Retype word for word the first line of the listing and each line after it up to the line with "y = d3.scaleLinear().domain([0,140]).range([pBottom,pTop]);", with the pictures taken out.

[Figure scripts]
+ + + + +
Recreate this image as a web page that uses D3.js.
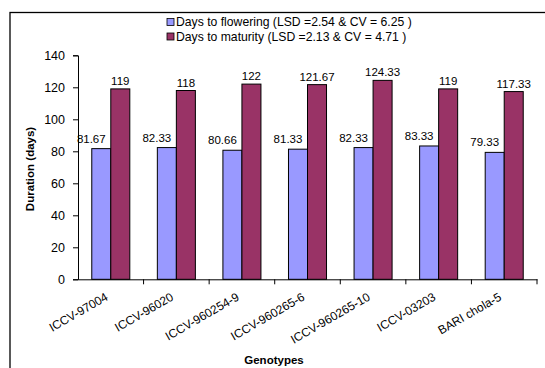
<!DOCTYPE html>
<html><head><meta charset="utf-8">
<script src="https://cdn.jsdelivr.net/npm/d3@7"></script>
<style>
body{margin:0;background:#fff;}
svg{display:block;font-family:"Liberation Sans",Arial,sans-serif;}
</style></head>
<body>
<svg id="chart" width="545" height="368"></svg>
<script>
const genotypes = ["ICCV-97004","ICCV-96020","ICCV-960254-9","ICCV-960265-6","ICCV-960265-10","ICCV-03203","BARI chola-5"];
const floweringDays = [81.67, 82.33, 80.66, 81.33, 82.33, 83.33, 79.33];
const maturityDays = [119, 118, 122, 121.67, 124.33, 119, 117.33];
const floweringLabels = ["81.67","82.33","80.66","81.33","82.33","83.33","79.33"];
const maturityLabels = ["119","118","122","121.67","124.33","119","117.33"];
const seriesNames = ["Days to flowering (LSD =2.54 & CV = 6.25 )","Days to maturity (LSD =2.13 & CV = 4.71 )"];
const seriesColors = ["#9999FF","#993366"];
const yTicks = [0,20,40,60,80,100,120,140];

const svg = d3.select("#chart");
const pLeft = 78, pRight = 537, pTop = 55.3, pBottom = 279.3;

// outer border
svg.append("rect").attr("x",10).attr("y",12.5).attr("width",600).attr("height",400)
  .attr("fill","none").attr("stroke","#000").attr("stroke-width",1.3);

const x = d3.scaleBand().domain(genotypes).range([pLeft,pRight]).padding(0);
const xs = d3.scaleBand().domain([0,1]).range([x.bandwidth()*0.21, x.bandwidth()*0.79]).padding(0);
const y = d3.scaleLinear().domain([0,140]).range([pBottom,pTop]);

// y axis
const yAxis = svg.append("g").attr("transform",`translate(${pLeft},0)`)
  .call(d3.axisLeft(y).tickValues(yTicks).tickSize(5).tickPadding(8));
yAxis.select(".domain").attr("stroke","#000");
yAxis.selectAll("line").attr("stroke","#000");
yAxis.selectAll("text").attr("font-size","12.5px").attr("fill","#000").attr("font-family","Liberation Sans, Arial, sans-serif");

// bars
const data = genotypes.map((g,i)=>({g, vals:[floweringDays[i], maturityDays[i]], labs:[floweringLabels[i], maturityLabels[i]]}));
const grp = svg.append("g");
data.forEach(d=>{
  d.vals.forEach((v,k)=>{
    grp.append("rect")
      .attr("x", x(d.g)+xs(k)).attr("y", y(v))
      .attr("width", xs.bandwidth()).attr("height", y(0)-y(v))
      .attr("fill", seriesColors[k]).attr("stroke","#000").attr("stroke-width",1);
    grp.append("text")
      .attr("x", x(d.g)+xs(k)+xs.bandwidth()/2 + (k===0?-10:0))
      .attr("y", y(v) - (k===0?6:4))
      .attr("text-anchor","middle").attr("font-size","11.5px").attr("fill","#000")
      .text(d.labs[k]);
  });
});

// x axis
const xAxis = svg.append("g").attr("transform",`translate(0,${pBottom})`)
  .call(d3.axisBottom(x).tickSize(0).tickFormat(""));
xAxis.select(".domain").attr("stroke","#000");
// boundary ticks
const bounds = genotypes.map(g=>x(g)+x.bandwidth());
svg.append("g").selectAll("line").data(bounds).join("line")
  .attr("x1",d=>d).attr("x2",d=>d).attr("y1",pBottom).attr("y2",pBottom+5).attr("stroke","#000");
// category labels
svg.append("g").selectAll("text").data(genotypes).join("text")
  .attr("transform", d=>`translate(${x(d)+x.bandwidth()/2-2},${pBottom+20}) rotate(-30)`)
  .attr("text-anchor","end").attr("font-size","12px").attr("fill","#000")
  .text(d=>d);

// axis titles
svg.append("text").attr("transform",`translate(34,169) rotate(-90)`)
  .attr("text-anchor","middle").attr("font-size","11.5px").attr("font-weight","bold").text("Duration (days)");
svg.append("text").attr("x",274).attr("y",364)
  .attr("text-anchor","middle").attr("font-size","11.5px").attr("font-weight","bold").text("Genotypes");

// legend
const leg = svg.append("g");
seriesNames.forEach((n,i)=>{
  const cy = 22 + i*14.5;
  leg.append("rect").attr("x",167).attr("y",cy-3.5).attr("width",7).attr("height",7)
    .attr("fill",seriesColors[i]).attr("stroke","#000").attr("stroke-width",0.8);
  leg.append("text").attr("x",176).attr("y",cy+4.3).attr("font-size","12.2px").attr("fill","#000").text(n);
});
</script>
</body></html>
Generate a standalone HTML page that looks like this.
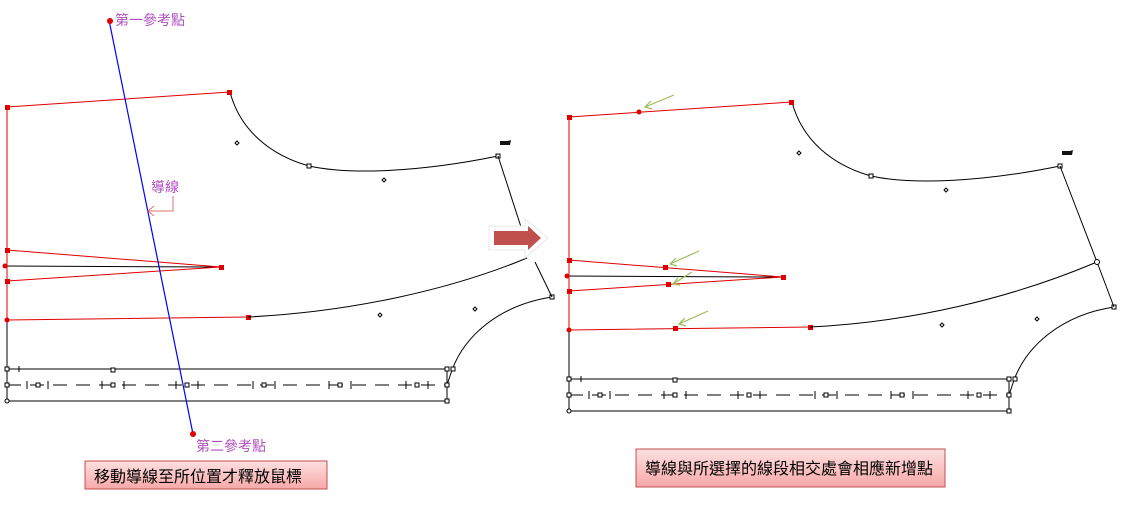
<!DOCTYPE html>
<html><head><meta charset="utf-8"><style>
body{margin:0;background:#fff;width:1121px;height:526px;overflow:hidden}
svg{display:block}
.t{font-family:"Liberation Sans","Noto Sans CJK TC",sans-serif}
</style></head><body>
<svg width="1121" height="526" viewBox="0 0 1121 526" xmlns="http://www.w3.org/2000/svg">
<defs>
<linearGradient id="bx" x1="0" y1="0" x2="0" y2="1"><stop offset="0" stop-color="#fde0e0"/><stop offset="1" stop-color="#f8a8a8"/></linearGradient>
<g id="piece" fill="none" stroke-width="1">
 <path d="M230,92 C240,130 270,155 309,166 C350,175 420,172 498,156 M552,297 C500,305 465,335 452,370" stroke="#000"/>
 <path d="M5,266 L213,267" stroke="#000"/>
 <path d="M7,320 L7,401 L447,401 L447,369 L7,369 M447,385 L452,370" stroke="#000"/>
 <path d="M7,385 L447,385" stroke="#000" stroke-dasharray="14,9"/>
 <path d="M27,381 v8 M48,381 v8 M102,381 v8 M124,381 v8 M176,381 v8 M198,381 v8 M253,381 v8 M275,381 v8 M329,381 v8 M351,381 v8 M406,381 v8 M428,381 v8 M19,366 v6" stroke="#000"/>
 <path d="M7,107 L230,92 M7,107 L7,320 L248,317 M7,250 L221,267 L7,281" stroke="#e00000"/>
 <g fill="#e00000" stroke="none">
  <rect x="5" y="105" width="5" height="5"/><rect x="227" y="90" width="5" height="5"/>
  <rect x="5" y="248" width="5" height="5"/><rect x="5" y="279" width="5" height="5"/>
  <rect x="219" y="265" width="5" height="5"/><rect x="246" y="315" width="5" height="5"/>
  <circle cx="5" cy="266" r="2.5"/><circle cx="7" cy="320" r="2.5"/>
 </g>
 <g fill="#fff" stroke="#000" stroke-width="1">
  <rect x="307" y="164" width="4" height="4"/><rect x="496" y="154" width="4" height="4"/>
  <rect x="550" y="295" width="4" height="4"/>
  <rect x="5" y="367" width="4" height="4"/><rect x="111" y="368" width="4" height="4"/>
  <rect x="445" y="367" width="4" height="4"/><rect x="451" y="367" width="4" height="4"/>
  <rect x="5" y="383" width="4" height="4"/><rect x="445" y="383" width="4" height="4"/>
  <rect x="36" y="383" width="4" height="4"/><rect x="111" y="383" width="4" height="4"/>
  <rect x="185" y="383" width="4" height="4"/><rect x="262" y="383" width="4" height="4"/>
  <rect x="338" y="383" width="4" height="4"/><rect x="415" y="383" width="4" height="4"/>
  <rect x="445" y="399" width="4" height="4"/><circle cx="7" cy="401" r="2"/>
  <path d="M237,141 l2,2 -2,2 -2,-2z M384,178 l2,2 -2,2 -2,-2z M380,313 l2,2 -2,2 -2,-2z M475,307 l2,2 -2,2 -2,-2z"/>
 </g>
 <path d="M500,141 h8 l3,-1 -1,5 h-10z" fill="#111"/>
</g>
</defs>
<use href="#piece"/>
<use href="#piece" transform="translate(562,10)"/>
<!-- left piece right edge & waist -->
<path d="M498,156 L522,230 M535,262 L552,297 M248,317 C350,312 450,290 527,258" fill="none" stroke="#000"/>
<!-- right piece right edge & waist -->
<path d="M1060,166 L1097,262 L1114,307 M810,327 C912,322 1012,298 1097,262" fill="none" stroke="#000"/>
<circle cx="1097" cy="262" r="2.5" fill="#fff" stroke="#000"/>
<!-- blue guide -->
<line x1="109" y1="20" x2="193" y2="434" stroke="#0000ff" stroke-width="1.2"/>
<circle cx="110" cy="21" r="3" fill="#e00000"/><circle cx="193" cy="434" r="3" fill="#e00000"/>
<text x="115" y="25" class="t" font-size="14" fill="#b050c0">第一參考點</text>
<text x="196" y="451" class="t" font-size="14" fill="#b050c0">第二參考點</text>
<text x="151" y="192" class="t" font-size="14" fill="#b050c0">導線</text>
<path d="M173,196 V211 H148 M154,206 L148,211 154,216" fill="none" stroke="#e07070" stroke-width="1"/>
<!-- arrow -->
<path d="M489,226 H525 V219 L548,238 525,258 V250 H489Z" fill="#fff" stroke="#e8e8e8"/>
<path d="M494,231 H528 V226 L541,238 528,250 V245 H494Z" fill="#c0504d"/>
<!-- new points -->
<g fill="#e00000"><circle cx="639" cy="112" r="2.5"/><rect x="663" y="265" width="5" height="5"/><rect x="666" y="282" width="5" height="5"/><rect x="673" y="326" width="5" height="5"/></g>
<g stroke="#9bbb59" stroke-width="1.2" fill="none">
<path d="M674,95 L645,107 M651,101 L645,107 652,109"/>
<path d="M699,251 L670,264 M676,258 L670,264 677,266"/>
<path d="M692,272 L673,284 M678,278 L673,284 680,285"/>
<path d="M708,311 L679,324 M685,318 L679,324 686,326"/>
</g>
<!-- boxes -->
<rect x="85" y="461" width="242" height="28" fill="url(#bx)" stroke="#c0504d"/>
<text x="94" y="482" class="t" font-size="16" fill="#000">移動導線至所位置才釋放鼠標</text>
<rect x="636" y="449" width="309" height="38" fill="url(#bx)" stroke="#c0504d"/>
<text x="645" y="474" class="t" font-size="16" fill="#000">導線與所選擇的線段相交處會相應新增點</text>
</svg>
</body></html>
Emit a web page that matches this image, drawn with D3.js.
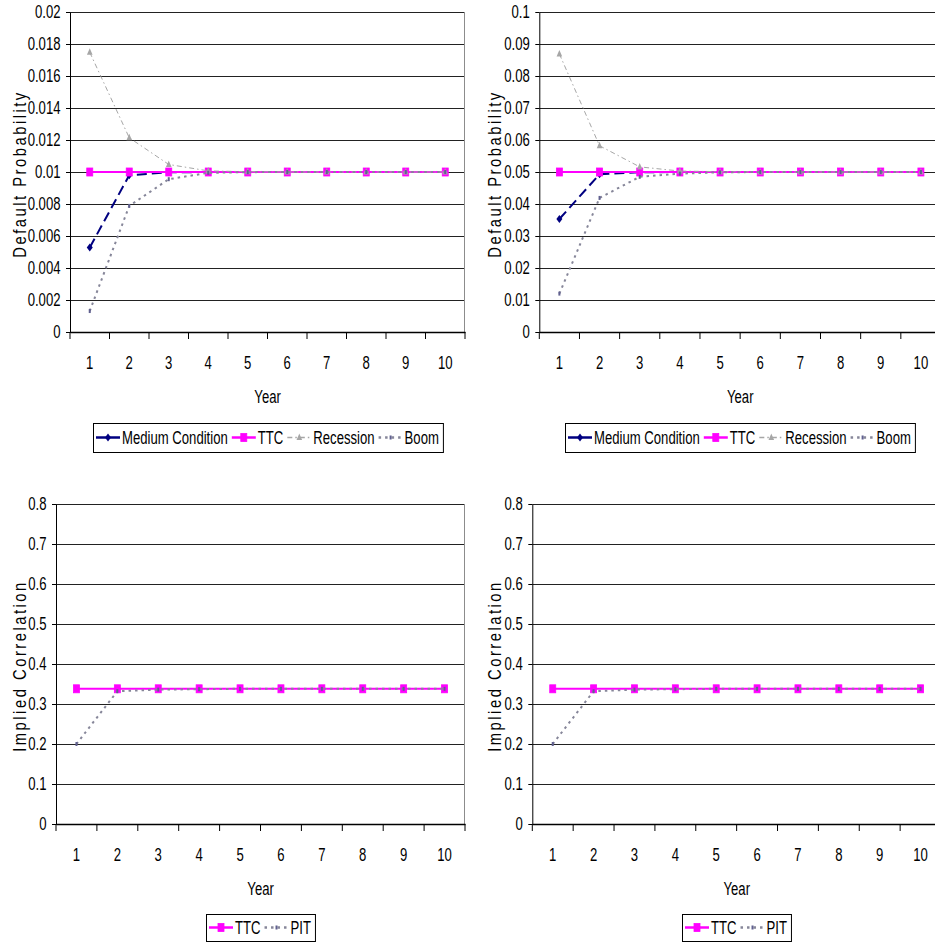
+ + + + +
EXPECTED ANSWER
Recreate this image as a web page that uses D3.js.
<!DOCTYPE html>
<html><head><meta charset="utf-8">
<script src="https://cdn.jsdelivr.net/npm/d3@7"></script>
<style>
body{margin:0;background:#fff;}
svg{display:block;font-family:"Liberation Sans",Arial,sans-serif;}
</style></head>
<body>
<svg id="chart" width="545" height="368"></svg>
<script>
const genotypes = ["ICCV-97004","ICCV-96020","ICCV-960254-9","ICCV-960265-6","ICCV-960265-10","ICCV-03203","BARI chola-5"];
const floweringDays = [81.67, 82.33, 80.66, 81.33, 82.33, 83.33, 79.33];
const maturityDays = [119, 118, 122, 121.67, 124.33, 119, 117.33];
const floweringLabels = ["81.67","82.33","80.66","81.33","82.33","83.33","79.33"];
const maturityLabels = ["119","118","122","121.67","124.33","119","117.33"];
const seriesNames = ["Days to flowering (LSD =2.54 & CV = 6.25 )","Days to maturity (LSD =2.13 & CV = 4.71 )"];
const seriesColors = ["#9999FF","#993366"];
const yTicks = [0,20,40,60,80,100,120,140];

const svg = d3.select("#chart");
const pLeft = 78, pRight = 537, pTop = 55.3, pBottom = 279.3;

// outer border
svg.append("rect").attr("x",10).attr("y",12.5).attr("width",600).attr("height",400)
  .attr("fill","none").attr("stroke","#000").attr("stroke-width",1.3);

const x = d3.scaleBand().domain(genotypes).range([pLeft,pRight]).padding(0);
const xs = d3.scaleBand().domain([0,1]).range([x.bandwidth()*0.21, x.bandwidth()*0.79]).padding(0);
const y = d3.scaleLinear().domain([0,140]).range([pBottom,pTop]);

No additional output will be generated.